Puerto Rico’s general-obligation bond rating may be lowered to junk if the commonwealth’s finances continue to deteriorate and it isn’t able to access capital markets soon, Moody’s Investors Service said.
Moody’s said its decision to put the island’s credit under review affects $52 billion of rated debt, including sales-tax bonds. Puerto Rico’s securities are held by more than three-quarters of mutual funds that invest in municipal bonds, according to Morningstar Inc. in Chicago. A rating cut might lead some funds to reduce holdings.
Moody’s may downgrade the U.S. territory because of “weakening liquidity, increasing reliance on external short-term debt and constrained market access, within the context of a weakened and now sluggish economy,” Lisa Heller, an analyst, said in a report yesterday.
Those developments worsen the strain of “the commonwealth’s very high debt load and pension obligations, as well as its chronic budget deficits,” Moody’s said.
This isn’t the island’s first threat of a cut to speculative grade. Fitch Ratings last month warned that the self-governing commonwealth would be cut to junk by June 30 if it’s unable to borrow through the capital markets. Moody’s review period extends for as long as 90 days, said David Jacobson, a spokesman for the New York-based rating company.
The island wants to sell as much as $1.2 billion of sales-tax bonds, known as Cofina debt, by year-end to help balance budgets. A surge in the territory’s yields has blocked access to capital markets.
“The commonwealth has not yet made a determination on the timing of a Cofina issuance,” Jose Pagan, interim president of Puerto Rico’s Government Development Bank, said in a statement. “We have the flexibility necessary to make adjustments, as appropriate, to account for changing market conditions and do not need to go to the market” in the fiscal year through June, he said.
The three major rating companies grade the securities one step above non-investment level.
An index of Puerto Rico’s economic activity fell in October compared with the same period in 2012, according to a report this week from the Government Development Bank. The GDB handles capital-market transactions for the territory. It marked the 11th straight month of year-over-year declines.
In a sign of improvement, the index rose on a month-over-month basis in September and October, the first consecutive gains by that measure since 2012.
Some indicators “may point to the start of economic stabilization,” Heller said. “Retail sales and auto sales are reported to be up, and the labor force continues to grow.”
Revenue collections for the five months through November are $79 million above budgeted estimates, Treasury Secretary Melba Acosta said today. They’re also 12.4 percent higher than the same period of 2012 after lawmakers boosted corporate taxes to help balance the budget.
Moody’s “identified that economic indicators may point to the start of economic stabilization,” Acosta and Government Development Bank Chairman David H. Chafey said in a statement.

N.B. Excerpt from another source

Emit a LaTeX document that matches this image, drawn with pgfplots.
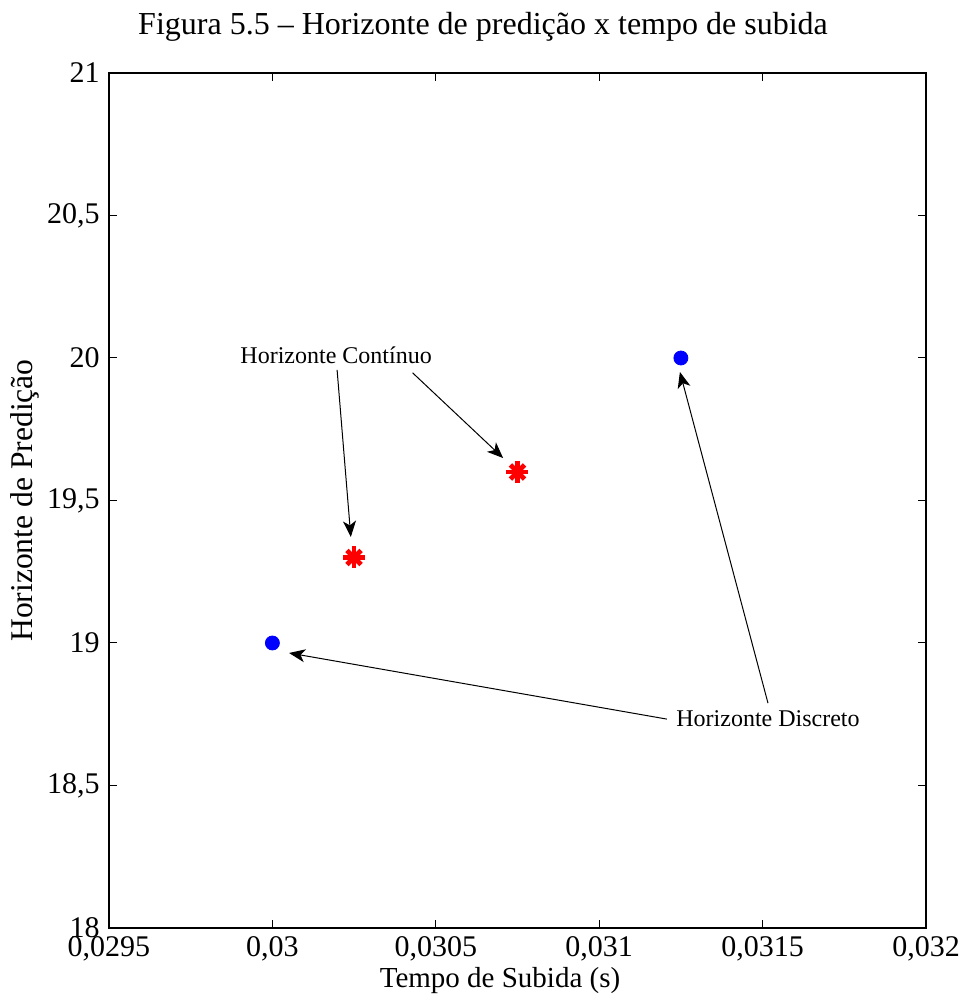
\documentclass[border=0pt]{standalone}
\usepackage{fontspec}
\setmainfont{Liberation Serif}
\usepackage{pgfplots}
\pgfplotsset{compat=1.18}
\usetikzlibrary{arrows.meta}

\begin{document}
\begin{tikzpicture}
% page frame: 1px of the reference = 0.5pt
\path[use as bounding box] (-54.5pt,-34pt) rectangle (427pt,464pt);
\begin{axis}[
  scale only axis,
  width=408.5pt, height=427.5pt,
  xmin=0.0295, xmax=0.032, ymin=18, ymax=21,
  xtick={0.0295,0.03,0.0305,0.031,0.0315,0.032},
  xticklabels={{0,0295},{0,03},{0,0305},{0,031},{0,0315},{0,032}},
  ytick={18,18.5,19,19.5,20,20.5,21},
  yticklabels={{18},{18,5},{19},{19,5},{20},{20,5},{21}},
  scaled x ticks=false,
  tick align=inside, tick pos=both,
  major tick length=4pt,
  axis line style={line width=0.6pt},
  tick style={line width=0.5pt, black},
  tick label style={font=\fontsize{15}{18}\selectfont},
  xticklabel style={inner sep=0pt, yshift=-4pt},
  yticklabel style={inner sep=0pt, xshift=-4.5pt},
  xlabel={Tempo de Subida (s)},
  xlabel style={at={(axis description cs:0.4786,-0.062)}, anchor=center,
    font=\fontsize{14.5}{17}\selectfont},
  ylabel={Horizonte de Predição},
  ylabel style={at={(axis description cs:-0.1028,0.5)}, anchor=center,
    font=\fontsize{15.8}{18}\selectfont},
  clip=false,
]
% horizonte discreto
\addplot[only marks, mark=*, draw=blue, fill=blue, mark size=3.5pt]
  coordinates {(0.03,19) (0.03125,20)};
% horizonte continuo
\addplot[only marks, mark=+, red, line width=2.4pt, mark size=5.5pt]
  coordinates {(0.03025,19.3) (0.03075,19.6)};
\addplot[only marks, mark=x, red, line width=2.4pt, mark size=5pt]
  coordinates {(0.03025,19.3) (0.03075,19.6)};

% title
\node[font=\fontsize{16}{19}\selectfont] at (axis description cs:0.4578,1.0538)
  {Figura 5.5 – Horizonte de predição x tempo de subida};

% annotations
\tikzset{ann/.style={-{Stealth[length=8pt,width=6.5pt,inset=2.2pt]}, line width=0.5pt, black}}
\node[font=\fontsize{12}{14}\selectfont] at (axis cs:0.030195,20.01) {Horizonte Contínuo};
\draw[ann] (axis cs:0.030198,19.958) -- (axis cs:0.030240,19.372);
\draw[ann] (axis cs:0.030429,19.948) -- (axis cs:0.030706,19.649);
\node[font=\fontsize{12}{14}\selectfont] at (axis cs:0.0315165,18.733) {Horizonte Discreto};
\draw[ann] (axis cs:0.0315165,18.789) -- (axis cs:0.031247,19.951);
\draw[ann] (axis cs:0.031207,18.733) -- (axis cs:0.030051,18.965);
\end{axis}
\end{tikzpicture}
\end{document}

“We are further encouraged that Moody’s recognized our growing labor force, our economic plan focused on job creation, and the strength of fiscal 2014 revenue growth in the general fund through October,” they said.
Puerto Rico general obligations maturing in July 2041 traded today with a yield as high as 8.99 percent and yesterday with an average yield of 9.16 percent, the highest since September, data compiled by Bloomberg show. Yesterday’s average extra yield of about 5 percentage points was the most since the bonds were sold in March last year.
The commonwealth’s bonds have lost 18.5 percent this year, the most since at least 1999, and more than seven times the decline in the broader muni market, Standard & Poor’s data show.
Puerto Rico tapped the GDB to repay a $400 million short-term loan with Barclays Plc that was due Dec. 1, according to two people familiar with the transaction. Commonwealth officials didn’t ask Barclays to extend the loan’s maturity, said the people, who requested anonymity because the loan is private.